→ Problem:
The line containing "ax = fig.add_axes([0.093, 0.172, 0.897, 0.804])" marks the end: extract everything from the first line of the data through that line, exactly, with no pictures.

→ Data:
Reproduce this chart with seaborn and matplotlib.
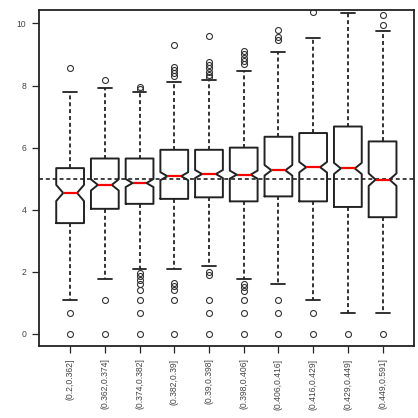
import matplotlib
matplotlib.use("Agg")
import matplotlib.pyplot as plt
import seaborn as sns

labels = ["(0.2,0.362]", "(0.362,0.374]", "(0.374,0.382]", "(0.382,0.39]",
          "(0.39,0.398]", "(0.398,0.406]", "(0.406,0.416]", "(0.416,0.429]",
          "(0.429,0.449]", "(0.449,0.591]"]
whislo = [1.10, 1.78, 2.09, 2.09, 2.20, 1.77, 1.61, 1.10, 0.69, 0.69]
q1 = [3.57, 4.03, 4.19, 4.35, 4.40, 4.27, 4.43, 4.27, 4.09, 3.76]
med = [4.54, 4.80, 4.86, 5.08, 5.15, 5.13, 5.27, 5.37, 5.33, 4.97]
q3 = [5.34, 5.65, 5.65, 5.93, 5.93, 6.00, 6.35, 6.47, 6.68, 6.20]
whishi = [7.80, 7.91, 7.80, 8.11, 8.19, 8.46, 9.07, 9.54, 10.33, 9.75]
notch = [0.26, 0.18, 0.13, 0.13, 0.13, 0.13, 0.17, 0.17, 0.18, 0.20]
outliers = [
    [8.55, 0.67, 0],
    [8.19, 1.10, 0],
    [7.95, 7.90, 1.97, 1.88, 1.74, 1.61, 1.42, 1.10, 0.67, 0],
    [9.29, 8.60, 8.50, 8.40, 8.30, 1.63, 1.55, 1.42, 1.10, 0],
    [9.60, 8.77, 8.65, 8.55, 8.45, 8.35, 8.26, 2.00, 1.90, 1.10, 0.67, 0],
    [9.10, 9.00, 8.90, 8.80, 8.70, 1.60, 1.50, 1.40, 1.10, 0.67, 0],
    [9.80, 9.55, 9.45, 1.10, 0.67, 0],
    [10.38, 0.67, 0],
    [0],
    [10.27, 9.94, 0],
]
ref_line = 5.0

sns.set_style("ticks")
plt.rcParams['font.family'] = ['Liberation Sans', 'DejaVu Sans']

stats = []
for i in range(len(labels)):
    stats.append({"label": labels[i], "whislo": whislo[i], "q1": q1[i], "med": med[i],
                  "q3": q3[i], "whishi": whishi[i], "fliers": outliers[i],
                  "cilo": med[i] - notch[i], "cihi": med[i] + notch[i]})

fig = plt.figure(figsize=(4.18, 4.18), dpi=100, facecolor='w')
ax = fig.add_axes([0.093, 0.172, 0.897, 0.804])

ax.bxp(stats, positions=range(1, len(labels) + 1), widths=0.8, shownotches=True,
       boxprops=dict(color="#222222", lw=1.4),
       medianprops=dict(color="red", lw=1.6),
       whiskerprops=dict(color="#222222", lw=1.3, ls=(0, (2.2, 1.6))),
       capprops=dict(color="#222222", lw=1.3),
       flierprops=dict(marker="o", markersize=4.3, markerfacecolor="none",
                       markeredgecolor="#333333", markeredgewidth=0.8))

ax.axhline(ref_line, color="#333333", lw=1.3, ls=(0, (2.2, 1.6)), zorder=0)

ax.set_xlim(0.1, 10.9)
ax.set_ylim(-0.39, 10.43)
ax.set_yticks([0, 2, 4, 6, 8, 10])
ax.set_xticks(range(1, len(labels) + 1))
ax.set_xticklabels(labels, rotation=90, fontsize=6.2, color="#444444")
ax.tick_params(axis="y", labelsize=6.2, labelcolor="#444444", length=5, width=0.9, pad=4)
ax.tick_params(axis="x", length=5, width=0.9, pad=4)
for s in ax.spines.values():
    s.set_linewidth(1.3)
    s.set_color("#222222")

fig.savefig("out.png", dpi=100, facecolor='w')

→ In response:
Reproduce this chart with seaborn and matplotlib.
import matplotlib
matplotlib.use("Agg")
import matplotlib.pyplot as plt
import seaborn as sns

labels = ["(0.2,0.362]", "(0.362,0.374]", "(0.374,0.382]", "(0.382,0.39]",
          "(0.39,0.398]", "(0.398,0.406]", "(0.406,0.416]", "(0.416,0.429]",
          "(0.429,0.449]", "(0.449,0.591]"]
whislo = [1.10, 1.78, 2.09, 2.09, 2.20, 1.77, 1.61, 1.10, 0.69, 0.69]
q1 = [3.57, 4.03, 4.19, 4.35, 4.40, 4.27, 4.43, 4.27, 4.09, 3.76]
med = [4.54, 4.80, 4.86, 5.08, 5.15, 5.13, 5.27, 5.37, 5.33, 4.97]
q3 = [5.34, 5.65, 5.65, 5.93, 5.93, 6.00, 6.35, 6.47, 6.68, 6.20]
whishi = [7.80, 7.91, 7.80, 8.11, 8.19, 8.46, 9.07, 9.54, 10.33, 9.75]
notch = [0.26, 0.18, 0.13, 0.13, 0.13, 0.13, 0.17, 0.17, 0.18, 0.20]
outliers = [
    [8.55, 0.67, 0],
    [8.19, 1.10, 0],
    [7.95, 7.90, 1.97, 1.88, 1.74, 1.61, 1.42, 1.10, 0.67, 0],
    [9.29, 8.60, 8.50, 8.40, 8.30, 1.63, 1.55, 1.42, 1.10, 0],
    [9.60, 8.77, 8.65, 8.55, 8.45, 8.35, 8.26, 2.00, 1.90, 1.10, 0.67, 0],
    [9.10, 9.00, 8.90, 8.80, 8.70, 1.60, 1.50, 1.40, 1.10, 0.67, 0],
    [9.80, 9.55, 9.45, 1.10, 0.67, 0],
    [10.38, 0.67, 0],
    [0],
    [10.27, 9.94, 0],
]
ref_line = 5.0

sns.set_style("ticks")
plt.rcParams['font.family'] = ['Liberation Sans', 'DejaVu Sans']

stats = []
for i in range(len(labels)):
    stats.append({"label": labels[i], "whislo": whislo[i], "q1": q1[i], "med": med[i],
                  "q3": q3[i], "whishi": whishi[i], "fliers": outliers[i],
                  "cilo": med[i] - notch[i], "cihi": med[i] + notch[i]})

fig = plt.figure(figsize=(4.18, 4.18), dpi=100, facecolor='w')
ax = fig.add_axes([0.093, 0.172, 0.897, 0.804])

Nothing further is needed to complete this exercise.